Exercise objective
Leaving out every picture, copy the lines of the data exactly, from the first through the line containing "0.594, 0.594, 0.594];".

Data provided
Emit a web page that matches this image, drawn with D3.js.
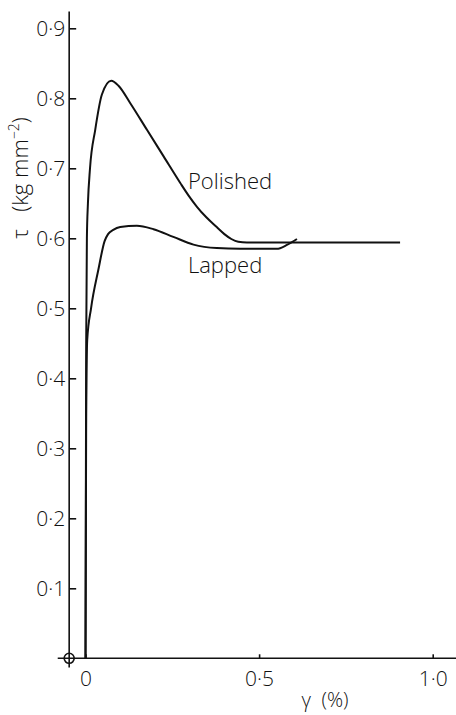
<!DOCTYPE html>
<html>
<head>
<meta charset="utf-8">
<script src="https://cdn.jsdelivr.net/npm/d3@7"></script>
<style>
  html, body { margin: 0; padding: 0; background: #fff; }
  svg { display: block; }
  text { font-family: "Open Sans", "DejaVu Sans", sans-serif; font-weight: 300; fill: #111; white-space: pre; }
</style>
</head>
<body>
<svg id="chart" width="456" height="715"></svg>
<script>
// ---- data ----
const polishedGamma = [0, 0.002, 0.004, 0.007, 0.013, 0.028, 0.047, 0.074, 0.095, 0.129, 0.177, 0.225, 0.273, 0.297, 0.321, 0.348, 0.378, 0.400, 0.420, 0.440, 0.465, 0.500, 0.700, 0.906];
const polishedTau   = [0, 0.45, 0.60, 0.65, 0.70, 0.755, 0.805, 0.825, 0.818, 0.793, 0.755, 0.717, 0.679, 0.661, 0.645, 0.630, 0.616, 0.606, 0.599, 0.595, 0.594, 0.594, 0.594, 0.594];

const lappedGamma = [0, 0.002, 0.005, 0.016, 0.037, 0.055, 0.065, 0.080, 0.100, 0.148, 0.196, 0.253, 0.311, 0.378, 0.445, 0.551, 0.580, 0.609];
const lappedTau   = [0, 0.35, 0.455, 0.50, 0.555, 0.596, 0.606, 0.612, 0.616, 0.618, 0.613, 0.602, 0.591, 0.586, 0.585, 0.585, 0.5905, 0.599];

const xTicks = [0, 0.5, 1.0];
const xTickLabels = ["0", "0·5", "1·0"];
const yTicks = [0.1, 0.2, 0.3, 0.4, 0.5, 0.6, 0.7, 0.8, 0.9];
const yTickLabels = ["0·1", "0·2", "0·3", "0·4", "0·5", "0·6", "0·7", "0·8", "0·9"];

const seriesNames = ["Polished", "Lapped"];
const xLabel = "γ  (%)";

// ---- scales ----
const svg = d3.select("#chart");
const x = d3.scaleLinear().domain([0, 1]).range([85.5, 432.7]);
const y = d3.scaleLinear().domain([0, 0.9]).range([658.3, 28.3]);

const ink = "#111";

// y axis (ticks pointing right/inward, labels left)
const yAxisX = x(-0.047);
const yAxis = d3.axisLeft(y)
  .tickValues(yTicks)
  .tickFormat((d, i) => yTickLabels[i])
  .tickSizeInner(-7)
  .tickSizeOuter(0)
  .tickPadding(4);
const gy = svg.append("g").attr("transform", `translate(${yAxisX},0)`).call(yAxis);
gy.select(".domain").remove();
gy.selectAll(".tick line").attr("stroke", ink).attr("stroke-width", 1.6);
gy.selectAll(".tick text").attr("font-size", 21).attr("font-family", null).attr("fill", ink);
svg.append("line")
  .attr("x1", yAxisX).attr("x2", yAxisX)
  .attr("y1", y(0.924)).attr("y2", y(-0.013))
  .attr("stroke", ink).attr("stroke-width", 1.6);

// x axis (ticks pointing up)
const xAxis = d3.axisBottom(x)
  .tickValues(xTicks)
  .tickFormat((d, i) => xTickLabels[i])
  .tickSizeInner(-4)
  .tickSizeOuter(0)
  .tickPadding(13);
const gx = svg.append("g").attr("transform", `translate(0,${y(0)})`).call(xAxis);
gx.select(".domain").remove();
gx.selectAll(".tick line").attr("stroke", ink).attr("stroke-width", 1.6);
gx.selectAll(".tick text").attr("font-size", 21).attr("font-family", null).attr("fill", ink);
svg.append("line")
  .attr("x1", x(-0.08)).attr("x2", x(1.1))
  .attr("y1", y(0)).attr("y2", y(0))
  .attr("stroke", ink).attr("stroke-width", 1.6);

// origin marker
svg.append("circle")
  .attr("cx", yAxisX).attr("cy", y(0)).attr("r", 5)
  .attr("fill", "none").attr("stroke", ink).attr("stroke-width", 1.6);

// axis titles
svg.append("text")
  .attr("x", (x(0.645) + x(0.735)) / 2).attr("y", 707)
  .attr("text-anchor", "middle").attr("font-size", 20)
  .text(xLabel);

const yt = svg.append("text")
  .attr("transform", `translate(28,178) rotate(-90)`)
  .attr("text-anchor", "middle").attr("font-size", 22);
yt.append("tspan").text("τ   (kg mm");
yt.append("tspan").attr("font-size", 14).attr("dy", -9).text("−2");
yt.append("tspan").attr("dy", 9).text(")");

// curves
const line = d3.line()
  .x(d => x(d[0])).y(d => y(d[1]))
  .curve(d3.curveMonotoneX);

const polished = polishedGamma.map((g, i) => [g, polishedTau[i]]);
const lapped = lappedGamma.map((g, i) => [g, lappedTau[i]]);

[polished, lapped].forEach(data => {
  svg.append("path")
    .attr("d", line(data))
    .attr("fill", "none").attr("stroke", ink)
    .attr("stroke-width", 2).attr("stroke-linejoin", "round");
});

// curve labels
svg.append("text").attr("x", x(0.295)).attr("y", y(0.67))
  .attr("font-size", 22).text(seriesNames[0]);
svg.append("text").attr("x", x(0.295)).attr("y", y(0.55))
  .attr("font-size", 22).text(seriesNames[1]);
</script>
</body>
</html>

Exercise solution
Emit a web page that matches this image, drawn with D3.js.
<!DOCTYPE html>
<html>
<head>
<meta charset="utf-8">
<script src="https://cdn.jsdelivr.net/npm/d3@7"></script>
<style>
  html, body { margin: 0; padding: 0; background: #fff; }
  svg { display: block; }
  text { font-family: "Open Sans", "DejaVu Sans", sans-serif; font-weight: 300; fill: #111; white-space: pre; }
</style>
</head>
<body>
<svg id="chart" width="456" height="715"></svg>
<script>
// ---- data ----
const polishedGamma = [0, 0.002, 0.004, 0.007, 0.013, 0.028, 0.047, 0.074, 0.095, 0.129, 0.177, 0.225, 0.273, 0.297, 0.321, 0.348, 0.378, 0.400, 0.420, 0.440, 0.465, 0.500, 0.700, 0.906];
const polishedTau   = [0, 0.45, 0.60, 0.65, 0.70, 0.755, 0.805, 0.825, 0.818, 0.793, 0.755, 0.717, 0.679, 0.661, 0.645, 0.630, 0.616, 0.606, 0.599, 0.595, 0.594, 0.594, 0.594, 0.594];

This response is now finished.